Monday, March 15, 2010

The Irksome Travellers

August 3, 1992

Having returned from England a few days ago, it can be expected that some “Musings” will report experiences in that “green and pleasant land.”

Looking at the “telly” in resting times, I was fascinated by several BBC sequences on the “Travellers” (not the insurance company).

The “Travellers” are a group of wanderers moving about in decrepit buses, trucks, trailers (“caravans” in the U.K.). Without anyone’s permission they move in and occupy private property – farmland, sheep meadows, pasturage. These squatters aren’t very clean; they litter the land; conditions become unsanitary, to put it mildly; ragged children romp about; crops are damaged; sometimes sheep are maimed by the Travellers’ dogs.

Naturally, the farmers and land owners are furious about this invasion of their property and the flaunting of their rights. But the Travellers refuse to leave. In the events televised, squadrons of Welsh police pressured them to move away. But the squatters blatantly refused.

In an interview, one scruffy-looking man who appeared to be in his late twenties or early thirties, said aggressively, “I say what I think; I don’t care what anyone else thinks; I do what I like; I live where I want to live; I don't like to work, so I don't work.”

The police, at least on the telly were polite but insistent that the Travellers leave the private land. Of course, the police had no answer to the question, “Where would the Travellers go?” The police wanted them out of their jurisdiction and didn’t concern themselves overmuch about what other venue inherited the problem.

However, the Travellers insisted stubbornly that they couldn’t move because they had no money for petrol for their motley array of vehicles (we would call them “clunkers”). They did agree to leave when they received their Dole checks (welfare). By special government arrangement, the Dole checks were expedited. The Travellers were placed at the head of the queue, usurping the places of the long line of others waiting for THEIR Dole checks. Understandably, the others were enraged that the Travellers displaced them. A policeman’s lot is not a happy one.
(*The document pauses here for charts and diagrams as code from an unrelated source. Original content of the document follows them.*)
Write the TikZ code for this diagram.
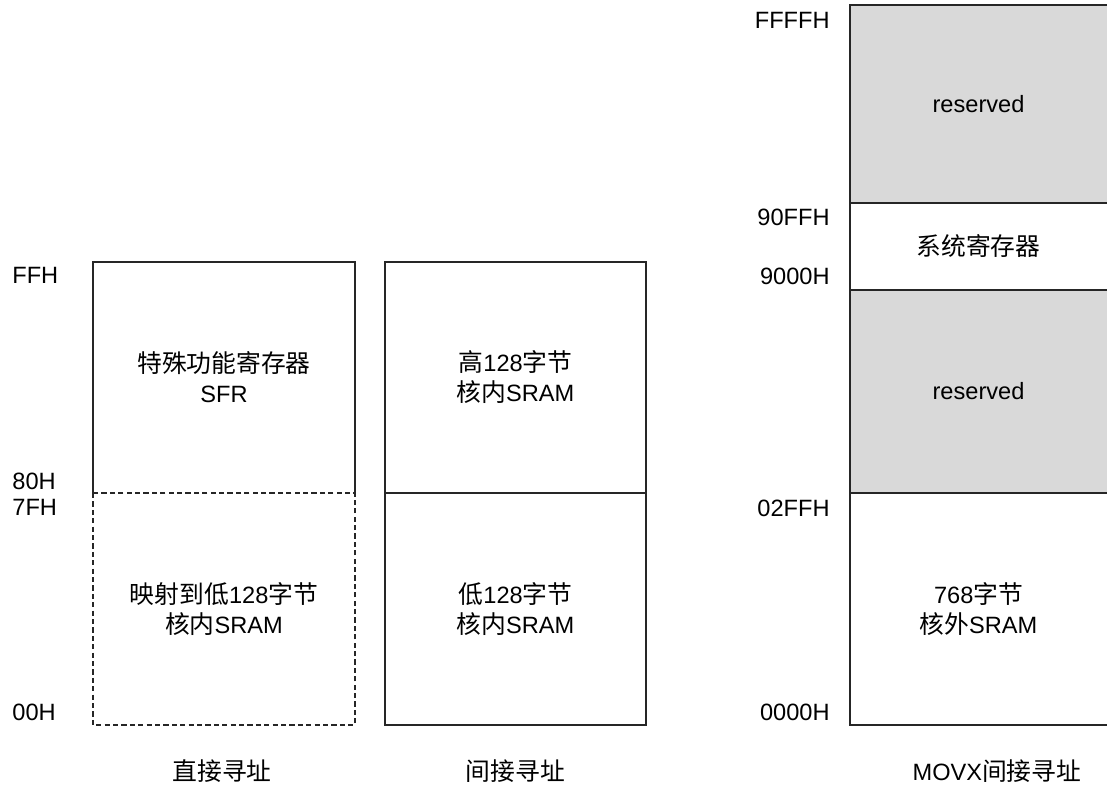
\documentclass[tikz,border=0pt]{standalone}
\usepackage{fontspec}
\setmainfont{Liberation Sans}
\newfontfamily\cjk[Scale=1.05]{Noto Sans CJK SC}
\usetikzlibrary{positioning}
\definecolor{rsvgray}{HTML}{D9D9D9}
\definecolor{edge}{HTML}{262626}
\newcommand{\zh}[1]{{\cjk #1}}

\begin{document}
\begin{tikzpicture}[x=0.5pt,y=-0.5pt,
    every node/.style={font=\fontsize{11.8}{15}\selectfont, align=center, inner sep=0pt},
    frame/.style={draw=edge, line width=0.6pt},
    dashframe/.style={frame, dash pattern=on 2.6pt off 1.6pt},
    addrl/.style={anchor=west},
    addrr/.style={anchor=east}]
  \useasboundingbox (0,0) rectangle (1107,785);

  % direct addressing
  \draw[frame] (93,493) -- (93,262) -- (355,262) -- (355,493);
  \draw[dashframe] (93,493) rectangle (355,725);
  \node (sfr) at (224,377.5) {\zh{特殊功能寄存器}\\SFR};
  \node (lowmap) at (224,609) {\zh{映射到低}128\zh{字节}\\\zh{核内}SRAM};
  \node[addrl] (aFF) at (12,275) {FFH};
  \node[addrl] (a80) at (12,481) {80H};
  \node[addrl] (a7F) at (12,507) {7FH};
  \node[addrl] (a00) at (12,712) {00H};
  \node (tdirect) at (222,771) {\zh{直接寻址}};

  % indirect addressing
  \draw[frame] (385,262) rectangle (646,725);
  \draw[frame] (385,493) -- (646,493);
  \node (high) at (515.5,377.5) {\zh{高}128\zh{字节}\\\zh{核内}SRAM};
  \node (low) at (515.5,609) {\zh{低}128\zh{字节}\\\zh{核内}SRAM};
  \node (tindirect) at (515.5,771) {\zh{间接寻址}};

  % MOVX
  \fill[rsvgray] (850,5) rectangle (1107,203);
  \fill[rsvgray] (850,290) rectangle (1107,493);
  \draw[frame] (1108,5) -- (850,5) -- (850,725) -- (1108,725);
  \draw[frame] (850,203) -- (1108,203);
  \draw[frame] (850,290) -- (1108,290);
  \draw[frame] (850,493) -- (1108,493);
  \node (rsv1) at (978.5,104) {reserved};
  \node (sysreg) at (978.5,246.5) {\zh{系统寄存器}};
  \node (rsv2) at (978.5,391.5) {reserved};
  \node (ext) at (978.5,609) {768\zh{字节}\\\zh{核外}SRAM};
  \node[addrr] (aFFFF) at (830,20) {FFFFH};
  \node[addrr] (a90FF) at (830,217) {90FFH};
  \node[addrr] (a9000) at (830,276) {9000H};
  \node[addrr] (a02FF) at (830,508) {02FFH};
  \node[addrr] (a0000) at (830,712) {0000H};
  \node (tmovx) at (997,771) {MOVX\zh{间接寻址}};
\end{tikzpicture}
\end{document}
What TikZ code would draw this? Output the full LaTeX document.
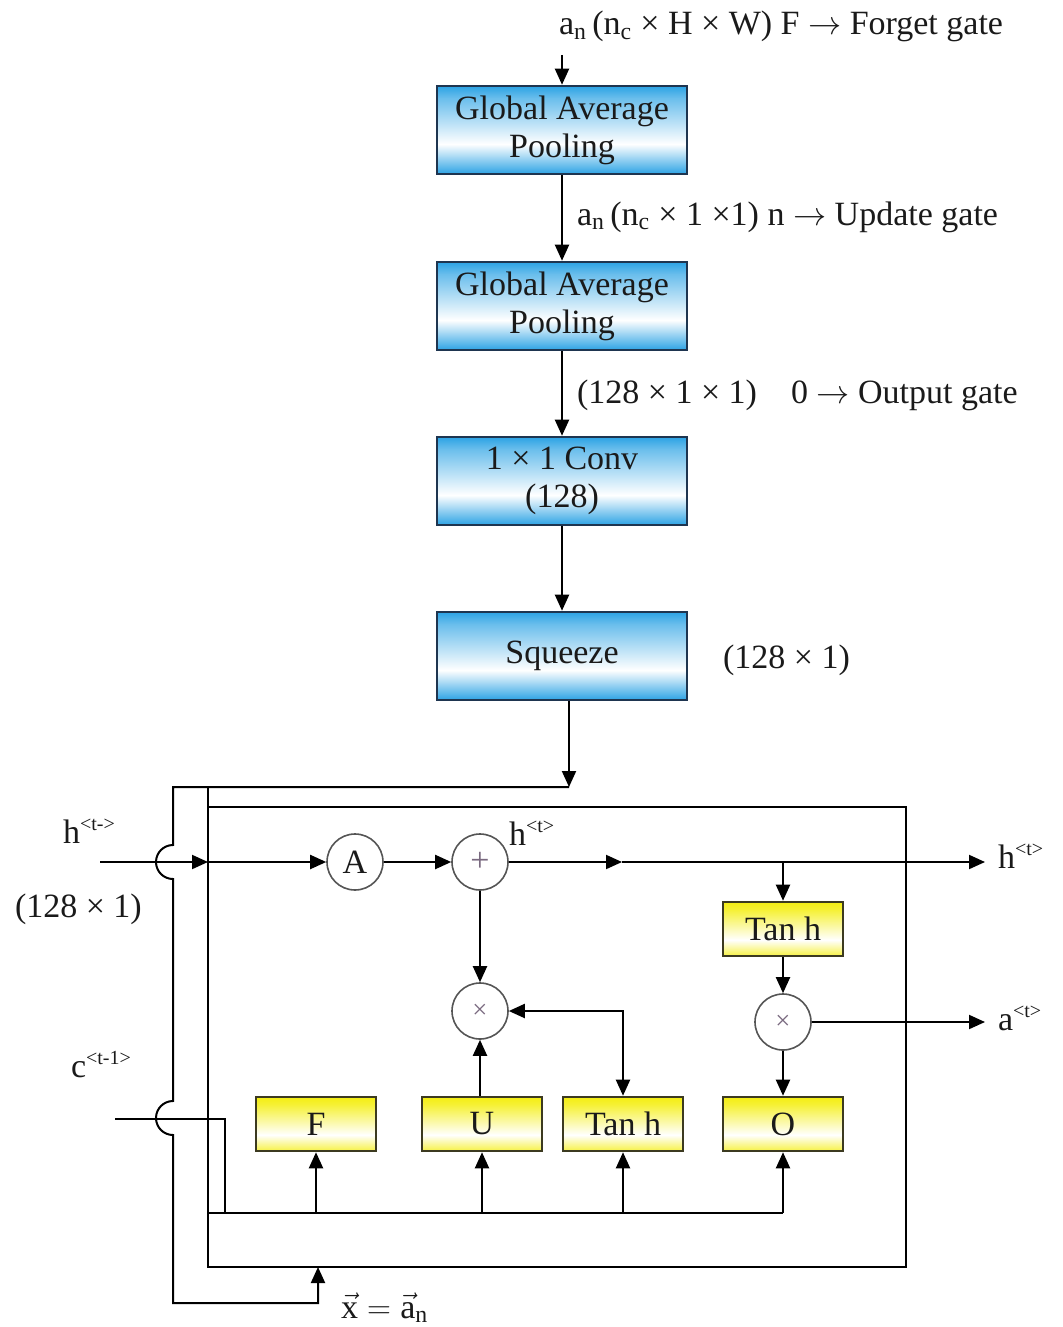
\documentclass[tikz,border=0pt]{standalone}
\usepackage{fontspec}
\setmainfont{Liberation Serif}
\usetikzlibrary{arrows.meta,calc}
\definecolor{bluesh}{HTML}{2AA2E4}
\definecolor{bborder}{HTML}{1E3550}
\definecolor{yel}{HTML}{F4EE10}
\definecolor{yborder}{HTML}{3C3A20}
\definecolor{cborder}{HTML}{555555}
\definecolor{txt}{HTML}{1A1A1A}
\definecolor{symc}{HTML}{7A6A80}
\pgfdeclareverticalshading{bgrad}{100bp}{color(0bp)=(bluesh); color(25bp)=(bluesh); color(42bp)=(white); color(68bp)=(bluesh!70!white); color(75bp)=(bluesh); color(100bp)=(bluesh)}
\pgfdeclareverticalshading{ygrad}{100bp}{color(0bp)=(yel); color(25bp)=(yel!80!white); color(40bp)=(white); color(68bp)=(yel!85!white); color(75bp)=(yel); color(100bp)=(yel)}
\begin{document}
\begin{tikzpicture}[x=0.75pt,y=-0.75pt,
  >={Triangle[length=12pt,width=10.5pt]},
  line width=1.5pt,
  every node/.style={font=\fontsize{25.5}{28.5}\selectfont, text=txt},
  bbox/.style={rectangle, draw=bborder, line width=1.4pt, shade, shading=bgrad,
    minimum width=187.5pt, minimum height=66.5pt, align=center, inner sep=0pt},
  ybox/.style={rectangle, draw=yborder, line width=1.4pt, shade, shading=ygrad,
    minimum width=90pt, minimum height=41pt, inner sep=0pt},
  circ/.style={circle, draw=cborder, fill=white, line width=1.2pt,
    minimum size=42pt, inner sep=0pt},
  lbl/.style={anchor=base west, inner sep=0pt}]
\useasboundingbox (0,0) rectangle (1063,1327);

% ---- blue chain ----
\node[bbox] (g1) at (562,130) {Global Average\\Pooling};
\node[bbox] (g2) at (562,306) {Global Average\\Pooling};
\node[bbox] (conv) at (562,481) {1 × 1 Conv\\(128)};
\node[bbox] (sq) at (562,656) {Squeeze};

\coordinate (tin) at (562,55);
\draw[->] (tin) -- (g1);
\draw[->] (g1) -- (g2);
\draw[->] (g2) -- (conv);
\draw[->] (conv) -- (sq);

\node[lbl] (l1) at (558,35) {a\textsubscript{n}\,(n\textsubscript{c} × H × W) F $\rightarrow$ Forget gate};
\node[lbl] (l2) at (576,225) {a\textsubscript{n}\,(n\textsubscript{c} × 1 ×1) n $\rightarrow$ Update gate};
\node[lbl] (l3) at (576,403) {(128 × 1 × 1)};
\node[lbl] (l3b) at (790,403) {0 $\rightarrow$ Output gate};
\node[lbl] (l4) at (722,668) {(128 × 1)};

% ---- cell ----
\node[circ] (A) at (355,862) {A};
\node[circ] (plus) at (480,862) {\textcolor{symc}{+}};
\node[circ] (m1) at (480,1011) {\textcolor{symc}{\fontsize{20}{20}\selectfont ×}};
\node[circ] (m2) at (783,1022) {\textcolor{symc}{\fontsize{20}{20}\selectfont ×}};
\node[ybox] (tanhA) at (783,929) {Tan h};
\node[ybox] (F) at (316,1124) {F};
\node[ybox] (U) at (482,1124) {U};
\node[ybox] (tanhB) at (623,1124) {Tan h};
\node[ybox] (O) at (783,1124) {O};

% outer feedback line with jumps
\coordinate (jt) at (569,787);
\coordinate (xin) at (318,1267);
\draw[->] (jt |- sq.south) -- (jt);
\draw[->] (jt) -- (173,787) -- (173,845) arc[start angle=270,end angle=90,radius=17]
  -- (173,1101) arc[start angle=270,end angle=90,radius=17]
  -- (173,1303) -| (xin);

% inner frame
\draw (208,787) -- (208,1267) -- (906,1267) -- (906,807) -- (208,807);

% h path
\coordinate (hin) at (100,862);
\coordinate (hj) at (208,862);
\coordinate (hm) at (622,862);
\coordinate (hout) at (985,862);
\draw[->] (hin) -- (hj);
\draw[->] (hj) -- (A);
\draw[->] (A) -- (plus);
\draw[->] (plus) -- (hm);
\draw[->] (hm) -- (hout);
\draw[->] (tanhA.north |- hm) -- (tanhA);
\draw[->] (tanhA) -- (m2);
\coordinate (aout) at (985,1022);
\draw[->] (m2) -- (aout);
\draw[->] (m2) -- (O);
\draw[->] (plus) -- (m1);
\draw[->] (U.north -| m1) -- (m1);
\draw[<->] (m1) -| (tanhB);

% c path and bus
\coordinate (cin) at (115,1119);
\coordinate (busL) at (208,1213);
\draw (cin) -- (225,1119) -- (225,1213);
\draw (busL) -- (O.south |- busL);
\foreach \n in {F,U,tanhB,O} \draw[->] (\n.south |- busL) -- (\n.south);

% labels
\node[lbl] (lh1) at (62,843) {h\textsuperscript{\fontsize{15}{15}\selectfont <t->}};
\node[lbl] (ls) at (14,917) {(128 × 1)};
\node[lbl] (lh2) at (508,845) {h\textsuperscript{\fontsize{15}{15}\selectfont <t>}};
\node[lbl] (lh3) at (997,868) {h\textsuperscript{\fontsize{15}{15}\selectfont <t>}};
\node[lbl] (la) at (997,1030) {a\textsuperscript{\fontsize{15}{15}\selectfont <t>}};
\node[lbl] (lc) at (70,1077) {c\textsuperscript{\fontsize{15}{15}\selectfont <t-1>}};
\node[lbl] (lx) at (340,1318) {$\vec{\mathrm{x}}=\vec{\mathrm{a}}_{\mathrm{n}}$};
\end{tikzpicture}
\end{document}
The next episode televised the seedy procession leaving that farm. The problems would be transferred to someone else. One report indicated that the Dole for a a mother and child was eighty pounds every two weeks. That would not go far because the British economy, like ours, is in bad shape. Prices are steep. I don’t know what the unmarried partners of mothers and children would receive. But with petrol costing about the American equivalent of $4.00 per gallon, how much would be left when the Travellers found someone else’s land to invade and occupy?

If you were a British M.P. or other official, what would you do? Here in the U.S., we have thousands of homeless who exist on the streets, in condemned buildings, under bridges, in alleys and so on. Thus we have no warrant to feel any civic superiority.

If you suggest that public housing be provided, the waiting list is already formidably extensive. Neither the U.S. nor the U.K. have the funds or the national will to address this vast housing deficiency. You say, “Put ’em in jail.” But jails are already overcrowded, underfunded, and very costly. If you suggest that acreage be assigned and shoo onto it the clunking procession of Travellers, where would it be? “Not in my neighborhood” would be a loud chorus wherever a location would be selected. Furthermore, the more anarchistic of the Travellers might very well refuse to accept.

Both our nations esteem property rights. Historians have noted that in the American Colonist’s Declaration of Independence, there was discussion that instead of “Men (sic) being endowed by their Creator with certain unalienable rights, that among these are life, liberty and the pursuit of happiness,” that the unalienable rights should be “life, liberty and property.” The latter phrase did not prevail, of course, but the right to hold property is an untouchable in our nation except for seizure for unpaid taxes and for reasons of eminent domain. Mortgages are property liens, not simply loans.

In the U.K., likewise, property is a right, perhaps not sacred, but close to it. The Travellers have no right to camp unpermitted on anyone’s private property. The homeless in our nation have no right to park on anyone’s acreage or back yard. Nowhere is there land to be acquired by “homestaking” or “homesteading” as there was in our nation’s beginnings.

Is a solution possible to this painful problem? The immediate pressing problems of thousands of persons fleeing death, destruction and persecution in what was Yugoslavia make the Travellers issue appear as a rather mild, localized annoyance. But similar principles and national budget dilemmas apply on a gargantuan international scale.

I have no workable answer and I do not know of anyone who has. So I assume that the policy will be, as it has been, to lurch from one stopgap expedient to another, all the while wistfully wishing that no fierce, widespread rebellion will occur; and that the bad news will somehow fade away. But I fear that the problems will increase incrementally.